Thanks to Pete’s constant prodding and the whole explosion of interest in Movable Type’s license, now that for lots of people it says “get out your wallet, please,” I finally took a closer look. From the top:

“Non-Commercial Purposes” means use of the Software by an individual for publishing on a personal blog site on a single sever [sic]

We’ve already established that we are talking about me, a chunk of meat and bone, and not any other sort of me. But, publishing on a single server? Does this mean that all the people who are thinking they’ll be okay with the free license because they have two blogs on one domain, and two blog on a different domain on a different server, are wrong, and in fact they are not allowed to publish on more than one domain? Can I have two free blogs on two different servers (or, six free blogs, three each on two servers)? For that matter, can I buy a five weblog personal license and split it between two servers? Can I even buy more than one personal license, to publish on two servers? And what about non-publishing, non-server use? I’m only allowed to make one backup copy, so am I no longer allowed to install a copy locally on my laptop? In some ways it’s a server, since it’s running Apache, but it only answers on 127.0.0.1, which makes it not very server-like. Are you allowed to do anything you please when using MT as a private diary program, or are you not allowed to do so at all?
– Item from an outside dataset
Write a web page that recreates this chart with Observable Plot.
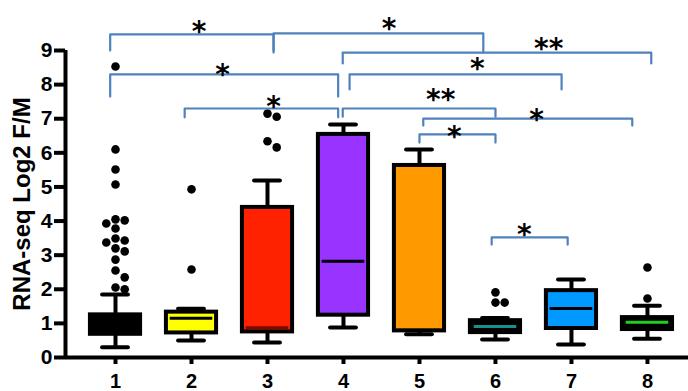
<!DOCTYPE html>
<html>
<head>
<meta charset="utf-8">
<script src="https://cdn.jsdelivr.net/npm/d3@7"></script>
<script src="https://cdn.jsdelivr.net/npm/@observablehq/plot@0.6"></script>
<style>
  html, body { margin: 0; padding: 0; background: #fff; }
</style>
</head>
<body>
<div id="chart"></div>
<script>
// ---- data ----
const categories   = [1, 2, 3, 4, 5, 6, 7, 8];
const boxFill      = ["#000000", "#ffff00", "#ff2200", "#9933ff", "#ff9900", "#000000", "#0099ff", "#000000"];
const medianColor  = ["#000000", "#000000", "#7a0a00", "#000000", "#000000", "#1a8f8f", "#000000", "#22cc22"];
const q1           = [0.68, 0.72, 0.75, 1.24, 0.78, 0.73, 0.85, 0.82];
const median       = [0.95, 1.15, 0.87, 2.82, 0.80, 0.91, 1.44, 1.03];
const q3           = [1.25, 1.33, 4.40, 6.54, 5.63, 1.08, 1.96, 1.17];
const whiskerLow   = [0.30, 0.50, 0.44, 0.88, 0.68, 0.53, 0.38, 0.55];
const whiskerHigh  = [1.85, 1.43, 5.19, 6.83, 6.10, 1.16, 2.29, 1.52];

const outlierCat   = [1,1,1,1,1,1,1,1,1,1,1,1,1,1,1,1,1,1, 2,2, 3,3,3,3, 6,6,6, 8,8];
const outlierValue = [8.53,6.10,5.51,5.07,4.05,4.02,3.93,3.78,3.49,3.43,3.37,3.20,3.11,2.87,2.55,2.35,2.05,2.00,
                      4.93,2.58, 7.15,7.06,6.34,6.16, 1.91,1.61,1.61, 2.64,1.73];

const bracketFrom  = [0.93, 3.08, 3.99, 0.93, 4.08, 1.91, 3.99, 5.05, 5.00, 5.95];
const bracketTo    = [3.08, 5.84, 8.05, 3.93, 6.87, 3.93, 6.00, 7.80, 6.00, 6.95];
const bracketY     = [9.47, 9.50, 8.94, 8.30, 8.30, 7.30, 7.30, 7.00, 6.54, 3.52];
const bracketDrop  = [0.47, 0.56, 0.32, 0.65, 0.44, 0.26, 0.24, 0.20, 0.24, 0.21];
const bracketLabel = ["*", "*", "**", "*", "*", "*", "**", "*", "*", "*"];
const labelX       = [2.10, 4.60, 6.70, 2.41, 5.76, 3.08, 5.28, 6.54, 5.46, 6.38];
const labelY       = [9.74, 9.82, 9.24, 8.50, 8.65, 7.54, 7.74, 7.16, 6.66, 3.81];

const yTicks = [0, 1, 2, 3, 4, 5, 6, 7, 8, 9];
const yLabel = "RNA-seq Log2 F/M";

// ---- layout ----
const W = 688, H = 391;
const mL = 65, mR = 0, mT = 50, mB = 34;
const xDomain = [0.342, 8.54];
const yDomain = [0, 9];
const boxHalf = 0.33, capHalf = 0.17, medInset = 0.05;

const boxes = categories.map((c, i) => ({
  cat: c, fill: boxFill[i], med: medianColor[i],
  q1: q1[i], median: median[i], q3: q3[i], low: whiskerLow[i], high: whiskerHigh[i]
}));

// simple dodge (beeswarm) of outliers around their category
const pxPerX = (W - mL - mR) / (xDomain[1] - xDomain[0]);
const pxPerY = (H - mT - mB) / (yDomain[1] - yDomain[0]);
const dotR = 4.3, minDist = 2 * dotR + 0.6;
const outliers = [];
d3.groups(outlierCat.map((c, i) => ({cat: c, value: outlierValue[i]})), d => d.cat).forEach(([c, pts]) => {
  const placed = [];
  pts.sort((a, b) => b.value - a.value).forEach(p => {
    for (let k = 0; k < 20; k++) {
      const off = (k === 0 ? 0 : (k % 2 ? 1 : -1) * Math.ceil(k / 2)) * minDist;
      const ok = placed.every(q => Math.hypot(q.off - off, (q.value - p.value) * pxPerY) >= minDist);
      if (ok) { placed.push({off, value: p.value}); outliers.push({x: c + off / pxPerX, value: p.value}); break; }
    }
  });
});

const bracketPts = [];
bracketFrom.forEach((f, i) => {
  const t = bracketTo[i], y = bracketY[i], b = y - bracketDrop[i];
  bracketPts.push({id: i, x: f, y: b}, {id: i, x: f, y}, {id: i, x: t, y}, {id: i, x: t, y: b});
});
const labels = bracketLabel.map((s, i) => ({text: s, x: labelX[i], y: labelY[i]}));

const chart = Plot.plot({
  width: W, height: H,
  marginLeft: mL, marginRight: mR, marginTop: mT, marginBottom: mB,
  x: {type: "linear", domain: xDomain, axis: null},
  y: {domain: yDomain, axis: null},
  color: {type: "identity"},
  style: {fontFamily: "'Liberation Sans', Arial, sans-serif", fontWeight: "bold", background: "#fff", color: "#000", overflow: "visible"},
  marks: [
    Plot.axisY({ticks: yTicks, tickSize: 11, tickPadding: 2, strokeWidth: 4, fontSize: 21, label: null}),
    Plot.text([yLabel], {frameAnchor: "left", textAnchor: "middle", rotate: -90, dx: -43, fontSize: 24, fontWeight: "bold", text: d => d, fill: "#000"}),
    Plot.axisX({ticks: categories, tickSize: 7, tickPadding: 9, strokeWidth: 4, fontSize: 20, tickFormat: d => String(d), label: null}),
    Plot.ruleX([xDomain[0]], {y1: yDomain[0], y2: yDomain[1], strokeWidth: 4}),
    Plot.ruleY([0], {x1: xDomain[0], x2: xDomain[1], strokeWidth: 4}),
    // whiskers
    Plot.ruleX(boxes, {x: "cat", y1: "low", y2: "high", strokeWidth: 4}),
    Plot.ruleY(boxes, {y: "low", x1: d => d.cat - capHalf, x2: d => d.cat + capHalf, strokeWidth: 4, strokeLinecap: "round"}),
    Plot.ruleY(boxes, {y: "high", x1: d => d.cat - capHalf, x2: d => d.cat + capHalf, strokeWidth: 4, strokeLinecap: "round"}),
    // boxes
    Plot.rect(boxes, {x1: d => d.cat - boxHalf, x2: d => d.cat + boxHalf, y1: "q1", y2: "q3", fill: "fill", stroke: "#000", strokeWidth: 4}),
    Plot.ruleY(boxes, {y: "median", x1: d => d.cat - boxHalf + medInset, x2: d => d.cat + boxHalf - medInset, stroke: "med", strokeWidth: 3}),
    // outliers
    Plot.dot(outliers, {x: "x", y: "value", r: dotR, fill: "#000", stroke: null}),
    // significance brackets
    Plot.line(bracketPts, {x: "x", y: "y", z: "id", stroke: "#4f81bd", strokeWidth: 2.2, strokeLinejoin: "round", strokeLinecap: "round"}),
    Plot.text(labels, {x: "x", y: "y", text: "text", fontSize: 28, fontWeight: "bold", fontFamily: "'DejaVu Sans', sans-serif", dy: 7, fill: "#000"})
  ]
});
document.getElementById("chart").appendChild(chart);
</script>
</body>
</html>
Also, I use the Software to create syndication feeds that are used to publish me on at least two other servers, along with an unknown number of semi-public personal aggregators than run on servers and are web-accessible to anyone.

“Weblog” means a single Web site viewable at a single URL (Uniform Resource Locator), consisting of one or more weblogs as generated by the Software via the “Create New Weblog” function of the Software.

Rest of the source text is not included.